For Walkers, Lüschen’s eye was drawn to the area under the runway of Funchal International Airport (Madeira) where the island’s towering rock formations and vegetation meet a relatively recent construction. One hundred eighty concrete pillars puncture the ground as a much-needed extension of the landing, helping to facilitate the masses of tourists who regularly arrive on the island. The sharp contrast with nature underlines the feeling of hyper-functionality emanated by the human-made structures.
In Lüschen’s video work, film footage slides smoothly into 3D-modelled imagery, and vice versa.

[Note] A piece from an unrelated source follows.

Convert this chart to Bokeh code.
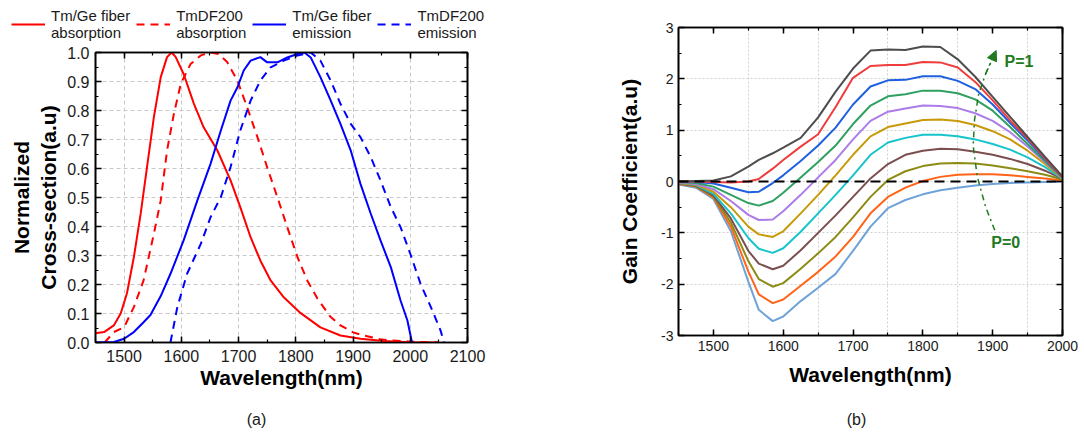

A symbiosis in the contradictory landscape occurs when a rotating mountain model lazily engulfs a highway, followed by a real-life recording of a look-a-like structure of the highway pillars protruding from the stone mass. We may wonder whether the second is the programmed result of the first.
Two figures enter the otherwise deserted scenes and march like wind-up toys up and down the road. They seem to lack either care or destination. Security cameras closely monitor their mechanical movements. Or do we see the studio of a film editor, perhaps that of the artist himself? The images are framed by the indications of unidentified computer software or white noise, the disintegrated or yet-to-be-formed building blocks of computer space. Meanwhile, a chorus of construction noise echoes in the background.
3D models of trucks come into view, their driver’s seats empty. In a perfectly synchronised choreography, they open their tail lifts and reveal revolving Monstera deliciosa-plants ready to be sown. In the live-action footage, the plant’s leaves are topped with red building dust. We might experience a world that needs one last clean-up and one final rehearsal: the scene is almost set, ready to discipline individuals who have yet to arrive.
In Walkers, constructions of the (built) environment and digital manipulations interact in interplay with each other, via both contents and medium. By alternating concepts of construction, Lüschen aims to provoke an awareness of the constructs that are our own lives. To what extent do the sets we navigate allow us to act authentically?